The Lady Eve (1941)

The lady eveIn his essay for Criterion collection, James Harvey writes following: “Preston Sturges’ The Lady Eve is some kind of great movie. And yet, like most of the best Hollywood movies of its time, its emotional range is narrow, it makes almost no pretensions to observation of American life or to social satire, its characterization is almost nil and its conflicts a clash of stereotypes. It is, in short, “classic” Hollywood and so has none of the features by which we are accustomed to recognize serious art or dramaturgy.” Harvey continues this essay with a mystificatory voice, trying to find some redeeming quality that would stand up against “accusations” offered in these few lines. Whether he succeeds or not I’ll leave you to find out for yourself. As far as I’m concerned, we need not go any further. This is nothing but a personal choice. If anyone is prone to mystifications I am. I understand the need for that particular narrative strategy when faced with a challenge of defending a movie you like without any “rational” tools at your disposal. In this instance, though, ranting about ethereal qualities of Barbara Stanwyck doesn’t quite cut it for me. I was stuck on the sentiment described in aforementioned lines and however I tried I couldn’t remove myself from it. The Lady Eve was as escapist as they come. It isn’t surprising, or even unexpected (much of the films from Hollywood of the forties were just like that, being the war and all, though ’41 fares quite well – being the year of Citizen Kane and How green was my valley), neither is insulting for your average intelligence, but somehow I couldn’t make peace with any of it.

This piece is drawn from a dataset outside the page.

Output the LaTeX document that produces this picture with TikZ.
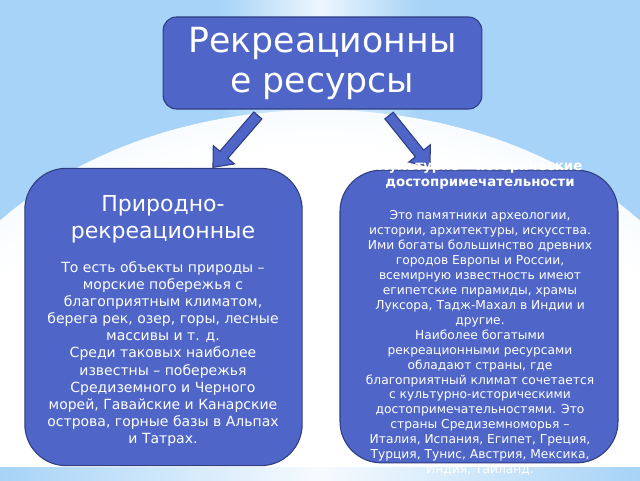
\documentclass[tikz,border=0pt]{standalone}
\usepackage{fontspec}
\setmainfont{DejaVu Sans}
\usetikzlibrary{shapes.arrows}
\definecolor{bgblue}{HTML}{A6D3F7}
\definecolor{boxfill}{HTML}{4F66C8}
\definecolor{boxline}{HTML}{2F3E80}
\colorlet{glowmid}{white!60!bgblue}
\colorlet{glowedge}{white!28!bgblue}
\pgfdeclareradialshading{glow}{\pgfpoint{0bp}{0bp}}{color(0bp)=(white); color(22bp)=(white); color(38bp)=(glowmid); color(50bp)=(glowedge)}
\begin{document}
\begin{tikzpicture}[x=0.75pt,y=-0.75pt,
  box/.style={draw=boxline, line width=0.8pt, fill=boxfill, inner sep=0pt},
  txt/.style={text=white, align=center, inner sep=0pt},
  barrow/.style={single arrow, draw=boxline, fill=boxfill, line width=0.8pt,
    inner sep=3.6pt, single arrow head extend=6.5pt, single arrow tip angle=80,
    sloped, allow upside down}
]
\useasboundingbox (0,0) rectangle (640,480);
% background
\fill[bgblue] (0,0) rectangle (640,480);
\begin{scope}
  \clip (0,0) rectangle (640,467);
  \shade[left color=bgblue, right color=bgblue, middle color=white!80!bgblue] (220,0) rectangle (420,200);
  \shade[shading=glow] (320,424) ellipse [x radius=420, y radius=314];
\end{scope}
\shade[left color=bgblue, right color=bgblue, middle color=white!90!bgblue] (0,467) rectangle (640,480);

% boxes
\node[box, rounded corners=10pt, minimum width=239pt, minimum height=69pt] (top) at (322.5,63) {};
\node[box, rounded corners=31pt, minimum width=208pt, minimum height=223pt] (left) at (163.5,317) {};
\node[box, rounded corners=31pt, minimum width=208.5pt, minimum height=219.5pt] (right) at (479,316.5) {};

% arrows
\coordinate (la1) at (260,113);
\coordinate (la2) at (215,165);
\coordinate (ra1) at (387,113);
\coordinate (ra2) at (428,164);
\path (la1) -- node[barrow, minimum height=51.5pt] (larrow) {} (la2);
\path (ra1) -- node[barrow, minimum height=49pt] (rarrow) {} (ra2);

% texts
\node[txt, font=\fontsize{26}{30}\selectfont] (toptext) at (top.center) {Рекреационны\\е ресурсы};
\node[txt, font=\fontsize{16.5}{20}\selectfont] (lefttitle) at (163,219) {Природно-\\рекреационные};
\node[txt, font=\fontsize{10.5}{12.8}\selectfont] (leftbody) at (163,354) {То есть объекты природы –\\морские побережья с\\благоприятным климатом,\\берега рек, озер, горы, лесные\\массивы и т. д.\\Среди таковых наиболее\\известны – побережья\\Средиземного и Черного\\морей, Гавайские и Канарские\\острова, горные базы в Альпах\\и Татрах.};
\node[txt, font=\bfseries\fontsize{10}{12}\selectfont] (righttitle) at (480,175) {Культурно – исторические\\достопримечательности};
\node[txt, font=\fontsize{9.2}{11.2}\selectfont] (rightbody) at (480,343) {Это памятники археологии,\\истории, архитектуры, искусства.\\Ими богаты большинство древних\\городов Европы и России,\\всемирную известность имеют\\египетские пирамиды, храмы\\Луксора, Тадж-Махал в Индии и\\другие.\\Наиболее богатыми\\рекреационными ресурсами\\обладают страны, где\\благоприятный климат сочетается\\с культурно-историческими\\достопримечательностями. Это\\страны Средиземноморья –\\Италия, Испания, Египет, Греция,\\Турция, Тунис, Австрия, Мексика,\\Индия, Таиланд.};
\end{tikzpicture}
\end{document}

The Lady Eve.avi_002274024              On the other hand, I did admire dash of feminism in this movie. Role reversal as Harvey called it. Fall of men, symbolized (somewhat in-your-face-ish) by a snake and usual Biblical reference in the opening screens. Considering the setback for women just a decade later this almost read as avant-garde. This attempt at empowering women couldn’t do without resorting to caricature. Sometimes you just have to simplify narrative at all costs – at least that’s what Hollywood’s been telling itself for more than few decades (and Box Offices kept proving them right). Henry Fonda is as stupid as they come. Couldn’t but read a dash of revenge-fantasy there. If in some weird twist of fate this happens to be remade for modern audiences, it wouldn’t be unexpected to see someone else doing Fonda’s routine. As far as feminists tell us, women are still usually perceived as empty objects of desire, so evening the score a little couldn’t hurt. Fighting fire with fire always was a good strategy. It wasn’t unusual to see women (or anyone else who couldn’t be cast as a dominant white male) in roles like Fonda’s. It was unusual casting them as something other than eye-candy. The Lady Eve played with this quite a bit though it couldn’t do much. There was Hayes, and then there was genre. Between limitations of these two, things turned out as good as they could.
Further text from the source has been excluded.